Opposition lawmaker Son Chhay called on the Interior Ministry to launch a full investigation into the reports of police brutality. The reports were supported by human rights workers in Mondolkiri Thursday. “I volunteer to join with the investigation team…to ensure the abusive police are penalized based on the law,” Son Chhay wrote in a letter to co-Minister of Interior Sar Kheng.
Mondolkiri Deputy Governor Nha Raing Chan and Chin Sarun, provincial deputy police chief, both denied the allegations Thursday.
Interior Ministry spokesman Khieu Sopheak said Thursday he was unsure if the ministry would launch an investigation. He also said he could not confirm reports that Montagnards had been deported to Vietnam. The government did not deport any “refugees,” but it did deport “illegal Vietnamese immigrants,” he said.
“Our border police know who is a real visitor, illegal immigrant, drug dealer or refugee,” Khieu Sopheak said. “They can tell by the face.”
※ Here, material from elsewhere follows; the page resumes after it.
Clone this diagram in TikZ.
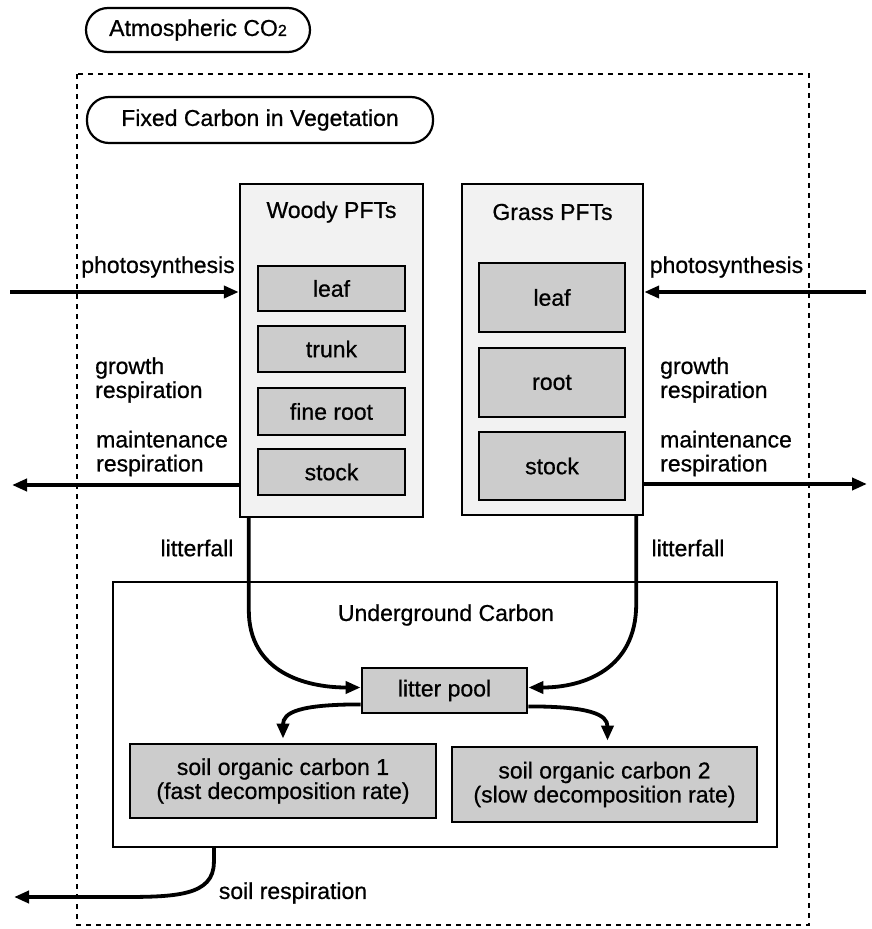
\documentclass[tikz,border=0pt]{standalone}
\usepackage{fontspec}
\setmainfont[FakeBold=0.7]{Liberation Sans}
\usetikzlibrary{arrows.meta}
\begin{document}
\begin{tikzpicture}[x=1pt,y=-1pt,
  every node/.style={font=\fontsize{23}{24}\selectfont},
  title/.style={draw, line width=2.2pt, rounded corners=22pt, inner sep=0},
  pft/.style={draw, line width=2.4pt, fill=black!5, inner sep=0},
  pool/.style={draw, line width=2.8pt, fill=black!20, inner sep=0, align=center},
  lbl/.style={inner sep=0, align=left},
  flow/.style={line width=3.8pt, -{Triangle[length=15pt,width=12pt]}},
  border/.style={line width=2.4pt, dash pattern=on 5pt off 5pt}
]
\useasboundingbox (0,0) rectangle (871,929);

% outer dashed region
\draw[border] (77,74) rectangle (809,925);

% titles
\node[title, minimum width=224pt, minimum height=44pt] (atm) at (198,30)
  {Atmospheric CO{\fontsize{16}{16}\selectfont 2}};
\node[title, minimum width=346pt, minimum height=46pt] (fixed) at (260,120)
  {Fixed Carbon in Vegetation};

% Woody PFTs
\node[pft, minimum width=183pt, minimum height=333pt] (woody) at (331.5,350.5) {};
\node[inner sep=0] (woodyt) at (331.5,212) {Woody PFTs};
\node[pool, minimum width=147pt, minimum height=45pt] (wleaf) at (331.5,288.5) {leaf};
\node[pool, minimum width=147pt, minimum height=46pt] (wtrunk) at (331.5,349) {trunk};
\node[pool, minimum width=147pt, minimum height=47pt] (wroot) at (331.5,411.5) {fine root};
\node[pool, minimum width=147pt, minimum height=46pt] (wstock) at (331.5,472) {stock};

% Grass PFTs
\node[pft, minimum width=181pt, minimum height=331pt] (grass) at (552.5,349.5) {};
\node[inner sep=0] (grasst) at (552.5,212) {Grass PFTs};
\node[pool, minimum width=146pt, minimum height=69pt] (gleaf) at (552,297.5) {leaf};
\node[pool, minimum width=146pt, minimum height=69pt] (groot) at (552,382.5) {root};
\node[pool, minimum width=146pt, minimum height=68pt] (gstock) at (552,466) {stock};

% Underground
\node[draw, line width=2.2pt, fill=white, minimum width=664pt, minimum height=265pt, inner sep=0] (ug) at (445,714.5) {};
\node[inner sep=0] (ugt) at (446,615) {Underground Carbon};
\node[pool, minimum width=165pt, minimum height=45pt] (lp) at (444.5,690.5) {litter pool};
\node[pool, minimum width=306pt, minimum height=74pt] (soc1) at (283,781)
  {soil organic carbon 1\\(fast decomposition rate)};
\node[pool, minimum width=305pt, minimum height=75pt] (soc2) at (604.5,784.5)
  {soil organic carbon 2\\(slow decomposition rate)};

% labels
\node[lbl] (psll) at (158,267) {photosynthesis};
\node[lbl] (pslr) at (726.5,267) {photosynthesis};
\node[lbl, anchor=west] (grl) at (95,380) {growth\\respiration};
\node[lbl, anchor=west] (mrlb) at (96,453.5) {maintenance\\respiration};
\node[lbl, anchor=west] (grr) at (660,380) {growth\\respiration};
\node[lbl, anchor=west] (mrrb) at (660,453.5) {maintenance\\respiration};
\node[lbl] (lfl) at (197,548) {litterfall};
\node[lbl] (lfr) at (688,548) {litterfall};
\node[lbl] (srl) at (293,893) {soil respiration};

% free ends
\coordinate (psl) at (10,292);
\coordinate (psr) at (866,292);
\coordinate (mrl) at (12,485);
\coordinate (mrr) at (867,484);
\coordinate (srend) at (14,897);

% connectors
\draw[flow] (psl) -- (psl -| woody.west);
\draw[flow] (psr) -- (psr -| grass.east);
\draw[flow] (mrl -| woody.west) -- (mrl);
\draw[flow] (mrr -| grass.east) -- (mrr);

\draw[flow] ([xshift=10pt]woody.south west) -- ++(0,92)
  .. controls +(0,62) and +(-55,0) .. ([yshift=3pt]lp.west);
\draw[flow] ([xshift=-8pt]grass.south east) -- ++(0,88)
  .. controls +(0,65) and +(55,0) .. ([yshift=3pt]lp.east);

\draw[flow] ([yshift=10pt]lp.south west)
  .. controls +(-62,0) and +(0,-26) .. ([yshift=4pt]soc1.north);
\draw[flow] ([yshift=8pt]lp.south east)
  .. controls +(62,0) and +(0,-26) .. ([xshift=3pt,yshift=5pt]soc2.north);

\draw[flow] ([xshift=102pt]ug.south west) -- ++(0,14)
  .. controls +(0,34) and +(55,0) .. (120,897) -- (srend);
\end{tikzpicture}
\end{document}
Two of the five Montagnards to reach Phnom Penh this week arrived Sunday and the rest came on Thursday, said Nikola Mihajlovic, head of the UN refugees agency office in Phnom Penh.
The five men left Vietnam before the Montagnard demonstrations in the Central Highlands on April 10 and April 11, he added. They were “hiding for a long period of time,” Mihajlovic said.
The Interior Ministry has repeatedly accused the UN of smuggling refugees from border areas to Phnom Penh.
Jean-Marie Fakhouri, director of the UN High Commissioner for Refugees’ Asia bureau, said last week “any notion that the UNHCR is acting to lure people across the border is quite ludicrous.”